Der teatro camion ist die fahrbare Variante der Casa de la Cultura. Ein umgebauter LKW dient den einzelnen Gruppen der Comunidad als mobiles Wandertheater, das in El Alto, aber auch landesweit umherreist und den Menschen verschiedene Tanz-, Theater-, Musik- und Zirkusvorführungen bietet. Der teatro camion kann jedoch genauso von Schulen und anderen Sozialprojekten bei Festen und kulturellen Veranstaltungen genutzt werden, entweder für eigene Präsentationen oder aber, um sich Stücke der Compa-Gruppen anzuschauen. Zudem wird der teatro camion als mobile Schule eingesetzt, die den Kindern durch Bilder, Schautafeln und interaktive Spiele andere Formen des Lernens näher bringt.
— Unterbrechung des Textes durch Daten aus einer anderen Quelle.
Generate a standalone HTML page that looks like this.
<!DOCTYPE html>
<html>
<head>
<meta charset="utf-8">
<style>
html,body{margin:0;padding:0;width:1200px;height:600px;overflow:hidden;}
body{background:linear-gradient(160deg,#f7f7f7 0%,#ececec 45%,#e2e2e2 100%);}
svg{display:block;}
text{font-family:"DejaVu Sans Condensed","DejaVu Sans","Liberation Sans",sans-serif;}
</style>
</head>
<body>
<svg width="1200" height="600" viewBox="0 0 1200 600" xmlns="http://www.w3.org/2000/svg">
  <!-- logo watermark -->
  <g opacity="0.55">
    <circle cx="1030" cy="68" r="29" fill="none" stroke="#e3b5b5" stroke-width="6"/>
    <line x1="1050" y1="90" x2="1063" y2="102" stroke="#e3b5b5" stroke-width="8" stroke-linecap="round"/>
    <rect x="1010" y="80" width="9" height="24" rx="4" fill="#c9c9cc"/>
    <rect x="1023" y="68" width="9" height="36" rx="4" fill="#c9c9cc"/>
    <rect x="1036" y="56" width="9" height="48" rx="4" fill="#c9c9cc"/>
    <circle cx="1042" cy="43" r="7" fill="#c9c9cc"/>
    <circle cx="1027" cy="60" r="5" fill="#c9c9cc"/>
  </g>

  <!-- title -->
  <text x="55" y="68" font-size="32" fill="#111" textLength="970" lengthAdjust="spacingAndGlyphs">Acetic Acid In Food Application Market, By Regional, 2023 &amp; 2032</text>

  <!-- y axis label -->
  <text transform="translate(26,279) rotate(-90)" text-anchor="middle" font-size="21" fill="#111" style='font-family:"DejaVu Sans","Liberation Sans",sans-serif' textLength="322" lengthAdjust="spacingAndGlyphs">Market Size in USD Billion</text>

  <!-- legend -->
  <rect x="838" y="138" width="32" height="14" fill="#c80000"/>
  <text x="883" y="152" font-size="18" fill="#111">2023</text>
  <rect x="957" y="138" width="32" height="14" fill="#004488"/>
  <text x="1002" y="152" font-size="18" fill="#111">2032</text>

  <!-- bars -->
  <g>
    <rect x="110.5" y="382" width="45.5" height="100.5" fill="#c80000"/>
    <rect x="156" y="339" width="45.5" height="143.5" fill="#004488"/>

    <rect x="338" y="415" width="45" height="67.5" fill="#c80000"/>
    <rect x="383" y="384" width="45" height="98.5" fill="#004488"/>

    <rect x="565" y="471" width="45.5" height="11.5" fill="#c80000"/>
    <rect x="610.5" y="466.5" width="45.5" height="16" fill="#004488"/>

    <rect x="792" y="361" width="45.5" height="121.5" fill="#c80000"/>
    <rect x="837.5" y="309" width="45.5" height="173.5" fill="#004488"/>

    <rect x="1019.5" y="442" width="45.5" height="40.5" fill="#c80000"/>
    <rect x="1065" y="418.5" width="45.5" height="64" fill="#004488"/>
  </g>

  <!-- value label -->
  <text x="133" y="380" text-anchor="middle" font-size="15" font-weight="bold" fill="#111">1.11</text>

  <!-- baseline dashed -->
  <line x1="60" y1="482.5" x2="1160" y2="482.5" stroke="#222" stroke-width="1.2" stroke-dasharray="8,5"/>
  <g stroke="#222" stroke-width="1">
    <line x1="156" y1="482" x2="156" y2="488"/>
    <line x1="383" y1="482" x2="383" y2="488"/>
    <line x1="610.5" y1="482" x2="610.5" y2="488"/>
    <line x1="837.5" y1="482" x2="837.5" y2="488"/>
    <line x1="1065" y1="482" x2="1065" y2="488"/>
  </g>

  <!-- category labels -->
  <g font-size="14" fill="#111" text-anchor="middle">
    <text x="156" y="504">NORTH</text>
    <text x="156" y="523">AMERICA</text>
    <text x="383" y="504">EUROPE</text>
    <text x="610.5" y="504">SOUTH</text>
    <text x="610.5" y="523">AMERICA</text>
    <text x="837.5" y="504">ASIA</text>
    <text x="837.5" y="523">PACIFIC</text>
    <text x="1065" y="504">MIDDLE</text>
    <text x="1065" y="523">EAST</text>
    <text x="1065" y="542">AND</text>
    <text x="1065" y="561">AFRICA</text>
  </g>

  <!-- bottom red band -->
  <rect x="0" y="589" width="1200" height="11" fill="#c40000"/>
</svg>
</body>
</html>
In El Alto hat sich Compa zu einer kulturellen Institution entwickelt, die kaum mehr wegzudenken ist. Mit inzwischen zwei kleinen Außenstellen in Santa Cruz und Cochabamba scheint sich das Konzept, das Bildung, Kunst und Kultur verbinden will, durchgesetzt zu haben. Ermöglicht wird die Arbeit Compas einerseits durch die Finanzierung einer dänischen, holländischen und US-amerikanischen Nichtregierungsorganisation, andererseits durch das enorme soziale Engagement von Jugendlichen und jungen Erwachsenen aus Bolivien und dem Ausland. Die jungen Schauspieler des teatro trono und jene Freiwillige (viele auch aus Deutschland) sind es, die in den talleres mit den Kindern arbeiten.
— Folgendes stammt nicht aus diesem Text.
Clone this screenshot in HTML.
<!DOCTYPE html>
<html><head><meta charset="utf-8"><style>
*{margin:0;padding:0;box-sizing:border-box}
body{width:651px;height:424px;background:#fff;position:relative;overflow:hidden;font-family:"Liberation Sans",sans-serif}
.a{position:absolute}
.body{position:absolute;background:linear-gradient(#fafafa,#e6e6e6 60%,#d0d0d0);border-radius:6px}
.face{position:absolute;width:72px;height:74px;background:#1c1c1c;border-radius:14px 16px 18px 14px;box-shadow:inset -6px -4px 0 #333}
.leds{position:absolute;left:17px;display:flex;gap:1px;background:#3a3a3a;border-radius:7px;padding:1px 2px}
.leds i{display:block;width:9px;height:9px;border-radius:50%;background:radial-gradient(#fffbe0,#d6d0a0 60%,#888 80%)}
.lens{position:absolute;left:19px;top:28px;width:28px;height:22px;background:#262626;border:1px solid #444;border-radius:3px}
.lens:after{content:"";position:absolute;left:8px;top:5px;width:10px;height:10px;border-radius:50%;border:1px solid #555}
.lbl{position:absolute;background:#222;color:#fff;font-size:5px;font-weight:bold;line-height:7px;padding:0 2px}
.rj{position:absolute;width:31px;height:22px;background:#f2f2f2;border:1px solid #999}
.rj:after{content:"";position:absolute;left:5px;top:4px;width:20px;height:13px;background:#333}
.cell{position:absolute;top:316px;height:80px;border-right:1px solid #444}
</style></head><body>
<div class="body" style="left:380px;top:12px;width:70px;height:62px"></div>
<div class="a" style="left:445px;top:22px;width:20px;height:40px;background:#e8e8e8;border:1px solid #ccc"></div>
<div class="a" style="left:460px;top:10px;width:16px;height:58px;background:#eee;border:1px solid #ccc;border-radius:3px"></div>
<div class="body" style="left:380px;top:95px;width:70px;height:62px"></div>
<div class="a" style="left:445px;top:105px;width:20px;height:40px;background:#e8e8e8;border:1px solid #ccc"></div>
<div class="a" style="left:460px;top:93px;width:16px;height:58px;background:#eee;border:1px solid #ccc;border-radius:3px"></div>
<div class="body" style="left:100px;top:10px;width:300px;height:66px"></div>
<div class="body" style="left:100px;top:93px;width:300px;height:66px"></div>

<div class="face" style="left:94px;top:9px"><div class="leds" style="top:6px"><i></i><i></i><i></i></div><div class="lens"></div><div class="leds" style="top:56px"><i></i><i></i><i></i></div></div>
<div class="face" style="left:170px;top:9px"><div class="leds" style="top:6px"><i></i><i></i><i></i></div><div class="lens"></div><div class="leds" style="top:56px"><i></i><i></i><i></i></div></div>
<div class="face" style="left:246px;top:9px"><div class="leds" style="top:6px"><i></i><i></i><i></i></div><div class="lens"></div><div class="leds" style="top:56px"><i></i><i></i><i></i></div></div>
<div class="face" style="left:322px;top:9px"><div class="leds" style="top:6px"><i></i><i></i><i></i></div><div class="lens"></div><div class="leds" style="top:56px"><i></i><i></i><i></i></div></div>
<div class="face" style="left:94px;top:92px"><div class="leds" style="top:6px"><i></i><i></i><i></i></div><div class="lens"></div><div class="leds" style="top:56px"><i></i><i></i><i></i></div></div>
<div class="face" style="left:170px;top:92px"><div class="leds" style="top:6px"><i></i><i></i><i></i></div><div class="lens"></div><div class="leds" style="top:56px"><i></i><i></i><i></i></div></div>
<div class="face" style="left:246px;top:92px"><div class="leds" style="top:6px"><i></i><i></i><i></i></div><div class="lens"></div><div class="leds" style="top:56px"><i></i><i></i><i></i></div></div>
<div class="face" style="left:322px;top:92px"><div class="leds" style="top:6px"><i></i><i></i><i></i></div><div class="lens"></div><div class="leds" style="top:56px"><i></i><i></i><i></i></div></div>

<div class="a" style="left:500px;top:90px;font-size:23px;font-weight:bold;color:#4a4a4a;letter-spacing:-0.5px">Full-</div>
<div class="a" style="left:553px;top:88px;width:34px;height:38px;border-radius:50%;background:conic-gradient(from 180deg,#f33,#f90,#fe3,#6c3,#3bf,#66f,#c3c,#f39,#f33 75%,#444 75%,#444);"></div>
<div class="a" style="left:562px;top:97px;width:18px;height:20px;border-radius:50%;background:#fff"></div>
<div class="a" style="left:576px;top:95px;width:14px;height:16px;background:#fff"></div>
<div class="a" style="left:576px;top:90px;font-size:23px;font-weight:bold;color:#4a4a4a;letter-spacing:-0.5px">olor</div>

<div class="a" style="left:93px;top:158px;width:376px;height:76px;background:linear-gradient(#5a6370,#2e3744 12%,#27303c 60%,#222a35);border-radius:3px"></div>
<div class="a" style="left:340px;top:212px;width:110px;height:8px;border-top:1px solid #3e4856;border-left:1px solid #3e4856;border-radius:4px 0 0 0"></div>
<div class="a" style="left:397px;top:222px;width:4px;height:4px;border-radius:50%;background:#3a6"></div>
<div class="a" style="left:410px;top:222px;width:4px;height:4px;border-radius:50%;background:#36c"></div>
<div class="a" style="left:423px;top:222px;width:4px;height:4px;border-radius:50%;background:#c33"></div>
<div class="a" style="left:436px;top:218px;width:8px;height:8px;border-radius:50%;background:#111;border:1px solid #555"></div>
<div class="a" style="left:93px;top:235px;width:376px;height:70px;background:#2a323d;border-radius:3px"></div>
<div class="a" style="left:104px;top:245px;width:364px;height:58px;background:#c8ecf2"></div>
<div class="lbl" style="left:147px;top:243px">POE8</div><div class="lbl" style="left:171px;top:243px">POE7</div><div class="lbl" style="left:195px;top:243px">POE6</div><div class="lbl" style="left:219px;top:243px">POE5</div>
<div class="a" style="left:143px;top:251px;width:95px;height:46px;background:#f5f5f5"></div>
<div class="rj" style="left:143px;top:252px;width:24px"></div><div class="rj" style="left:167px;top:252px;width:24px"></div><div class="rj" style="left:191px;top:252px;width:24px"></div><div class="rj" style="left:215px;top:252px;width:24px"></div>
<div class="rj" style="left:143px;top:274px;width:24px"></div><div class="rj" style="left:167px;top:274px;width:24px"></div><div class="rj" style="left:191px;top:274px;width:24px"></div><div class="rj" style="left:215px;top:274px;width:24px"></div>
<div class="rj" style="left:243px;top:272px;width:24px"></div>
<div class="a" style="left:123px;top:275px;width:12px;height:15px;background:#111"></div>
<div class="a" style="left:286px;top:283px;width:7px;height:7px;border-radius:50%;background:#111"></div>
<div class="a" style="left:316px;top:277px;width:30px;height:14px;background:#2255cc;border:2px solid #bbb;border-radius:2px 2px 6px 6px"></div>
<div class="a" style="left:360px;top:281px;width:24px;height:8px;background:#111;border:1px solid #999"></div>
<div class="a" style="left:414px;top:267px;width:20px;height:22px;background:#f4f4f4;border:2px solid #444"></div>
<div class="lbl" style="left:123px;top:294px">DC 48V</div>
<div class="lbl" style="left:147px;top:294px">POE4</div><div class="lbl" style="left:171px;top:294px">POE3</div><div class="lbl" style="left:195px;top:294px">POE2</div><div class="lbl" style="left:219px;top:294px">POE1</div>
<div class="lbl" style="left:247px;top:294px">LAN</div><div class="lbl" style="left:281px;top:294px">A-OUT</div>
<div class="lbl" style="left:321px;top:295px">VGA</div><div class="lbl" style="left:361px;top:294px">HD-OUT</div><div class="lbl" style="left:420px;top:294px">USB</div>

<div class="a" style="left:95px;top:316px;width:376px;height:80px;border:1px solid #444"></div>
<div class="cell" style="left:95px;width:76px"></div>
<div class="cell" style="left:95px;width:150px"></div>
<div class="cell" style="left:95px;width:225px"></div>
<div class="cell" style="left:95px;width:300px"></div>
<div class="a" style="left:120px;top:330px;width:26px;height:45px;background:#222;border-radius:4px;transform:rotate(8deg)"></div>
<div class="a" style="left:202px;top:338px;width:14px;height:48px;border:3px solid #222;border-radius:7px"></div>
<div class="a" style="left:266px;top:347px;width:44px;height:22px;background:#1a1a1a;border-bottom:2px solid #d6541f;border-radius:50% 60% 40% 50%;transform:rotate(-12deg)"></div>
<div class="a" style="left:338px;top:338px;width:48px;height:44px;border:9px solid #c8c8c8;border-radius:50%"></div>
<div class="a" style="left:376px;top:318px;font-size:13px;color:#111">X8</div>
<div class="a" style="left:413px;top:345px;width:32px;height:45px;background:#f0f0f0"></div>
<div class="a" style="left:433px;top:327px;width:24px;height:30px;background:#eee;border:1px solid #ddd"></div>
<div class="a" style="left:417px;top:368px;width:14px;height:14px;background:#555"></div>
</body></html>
Weder die Jugendlichen noch die Erwachsenen betrachten sich bei ihrer Arbeit mit den Kindern als Erzieher, sondern als Künstler mit einem erzieherischen, nachhaltigen Bildungsansatz. Grundlage aller Diskussionen, die Compa initiiert, ist die Kunst und die Frage danach, wie Kunst auf Probleme von Armut, Gewalt, Aids, Arbeitslosigkeit eingehen kann, welche Ausdrucksformen sie findet und welchen Beitrag sie in der Gesellschaft für die Gesellschaft leisten kann.

Literatur:

www.compatrono.com
Interview mit Annika Füser. Im Rahmen des Freiwilligen sozialen Jahres arbeitet sie seit August 2008 bei Compa.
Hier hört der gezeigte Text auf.